- Brent oil continues to appear immune to negative news
- WTI forward curve at the front-end as steep as four years ago
The Brent price appears immune to the negative news. US crude oil stocks surged significantly once again mid-week, and yesterday saw the US dollar appreciate massively. Nonetheless, Brent is trading at over $61 per barrel again after dipping at the start of the week, and is likely to close the current week of trading up overall. At least the WTI price is trading more or less in tandem with the fundamental data. WTI is priced at less than $50 per barrel and is down week-on-week. The price differential between Brent and WTI has meanwhile widened to $12 per barrel – the last time this happened was in January 2014. What is no less remarkable is that the price gap between the front-month WTI futures contract and the subsequent contract now exceeds $2 per barrel.
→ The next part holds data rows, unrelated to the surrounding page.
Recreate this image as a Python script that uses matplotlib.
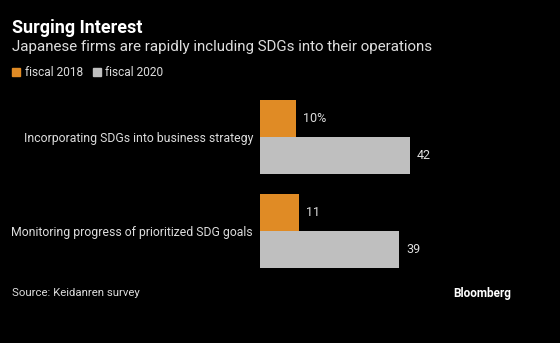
import matplotlib.pyplot as plt
from matplotlib.patches import Rectangle

categories = ['Incorporating SDGs into business strategy',
              'Monitoring progress of prioritized SDG goals']
fiscal_2018 = [10, 11]
fiscal_2020 = [42, 39]
value_labels_2018 = ['10%', '11']
value_labels_2020 = ['42', '39']

ORANGE = '#E08B25'
GRAY = '#BFBFBF'
TEXT = '#DDDDDD'
BG = '#000000'

plt.rcParams['font.family'] = ['Roboto', 'DejaVu Sans']

W, H = 560, 343
fig = plt.figure(figsize=(W / 100, H / 100), dpi=100, facecolor=BG)

def px(x, y):
    # pixel position (from top-left) to figure fraction
    return x / W, 1 - y / H

# plot area: x from 260px, 3.571 px per unit
left, right, top, bottom = 260, 540, 90, 280
ax = fig.add_axes([left / W, 1 - bottom / H, (right - left) / W, (bottom - top) / H])
ax.set_facecolor(BG)
ax.set_xlim(0, (right - left) / 3.571)
ax.set_ylim((bottom - 137) / 94, (top - 137) / 94)

h = 0.394
ypos = list(range(len(categories)))
y18 = [y - h / 2 for y in ypos]
y20 = [y + h / 2 for y in ypos]
ax.barh(y18, fiscal_2018, height=h, color=ORANGE)
ax.barh(y20, fiscal_2020, height=h, color=GRAY)

for y, v, s in zip(y18, fiscal_2018, value_labels_2018):
    ax.annotate(s, (v, y), xytext=(5, 0), textcoords='offset points',
                va='center', ha='left', color=TEXT, fontsize=9)
for y, v, s in zip(y20, fiscal_2020, value_labels_2020):
    ax.annotate(s, (v, y), xytext=(5, 0), textcoords='offset points',
                va='center', ha='left', color=TEXT, fontsize=9)

ax.set_yticks(ypos)
ax.set_yticklabels(categories, color=TEXT, fontsize=8.8)
ax.tick_params(axis='y', length=0, pad=5)
ax.set_xticks([])
for s in ax.spines.values():
    s.set_visible(False)

fig.text(*px(12, 28), 'Surging Interest', color='white', fontsize=13,
         fontweight='bold', va='center', ha='left')
fig.text(*px(12, 47), 'Japanese firms are rapidly including SDGs into their operations',
         color=TEXT, fontsize=10.9, va='center', ha='left')

# legend
fig.patches.append(Rectangle(px(12, 76), 8 / W, 8 / H, transform=fig.transFigure,
                             color=ORANGE))
fig.text(*px(25, 72), 'fiscal 2018', color=TEXT, fontsize=8.6, va='center', ha='left')
fig.patches.append(Rectangle(px(93, 76), 8 / W, 8 / H, transform=fig.transFigure,
                             color=GRAY))
fig.text(*px(105, 72), 'fiscal 2020', color=TEXT, fontsize=8.6, va='center', ha='left')

fig.text(*px(12, 293), 'Source: Keidanren survey', color=TEXT, fontsize=8.2,
         va='center', ha='left')
fig.text(*px(511, 293), 'Bloomberg', color='white', fontsize=8.5, fontweight='bold',
         va='center', ha='right')

fig.savefig('out.png', dpi=100, facecolor=BG)
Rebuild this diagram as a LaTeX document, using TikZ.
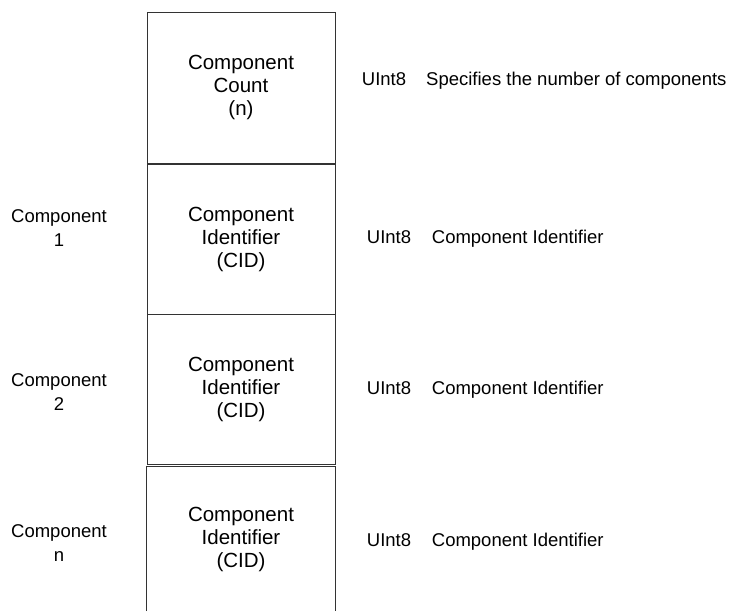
\documentclass[tikz,border=0pt]{standalone}
\usepackage{fontspec}
\setmainfont{Liberation Sans}
\begin{document}
\begin{tikzpicture}[x=1pt,y=-1pt,
  fieldbox/.style={draw=black!80, line width=0.8pt, minimum width=188pt, align=center, inner sep=0pt,
    font=\fontsize{20.5}{23}\selectfont},
  openbox/.style={minimum width=188pt, align=center, inner sep=0pt, font=\fontsize{20.5}{23}\selectfont},
  sidelabel/.style={align=center, inner sep=0pt, font=\fontsize{18.5}{24}\selectfont},
  typelabel/.style={anchor=base west, inner sep=0pt, font=\fontsize{18.5}{22}\selectfont}]
\useasboundingbox (0,0) rectangle (731,611);
% field boxes
\node[fieldbox, minimum height=151pt] (b1) at (241,87.5) {Component\\Count\\(n)};
\node[fieldbox, minimum height=150pt] (b2) at (241,239) {Component\\Identifier\\(CID)};
\node[fieldbox, minimum height=150pt] (b3) at (241,389) {Component\\Identifier\\(CID)};
\node[openbox, minimum height=144pt] (b4) at (241,539) {Component\\Identifier\\(CID)};
\draw[draw=black!80, line width=0.8pt] (b4.south west) -- (b4.north west) -- (b4.north east) -- (b4.south east);
% left labels
\node[sidelabel] (l1) at (59,228) {Component\\1};
\node[sidelabel] (l2) at (59,392) {Component\\2};
\node[sidelabel] (l3) at (59,543) {Component\\n};
% type and description
\node[typelabel] (t1) at (361.7,85) {UInt8};
\node[typelabel] (d1) at (426,85) {Specifies the number of components};
\node[typelabel] (t2) at (366.7,243.5) {UInt8};
\node[typelabel] (d2) at (431.7,243.5) {Component Identifier};
\node[typelabel] (t3) at (366.7,394) {UInt8};
\node[typelabel] (d3) at (431.7,394) {Component Identifier};
\node[typelabel] (t4) at (366.7,546) {UInt8};
\node[typelabel] (d4) at (431.7,546) {Component Identifier};
\end{tikzpicture}
\end{document}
The last time the WTI forward curve was this steep at the front end was in February 2011. The weak WTI price and the considerable discount on the front-month WTI futures contract can be explained by the rapid increase in US crude oil stocks. This is likely to continue in the coming weeks, partly because the pronounced contango in the WTI forward curve continues to make it attractive to stockpile in the US. Baker Hughes will be publishing new drilling activity figures this evening, which could weigh on the WTI price if they show that the decline in the oil rig count in the US has further slowed.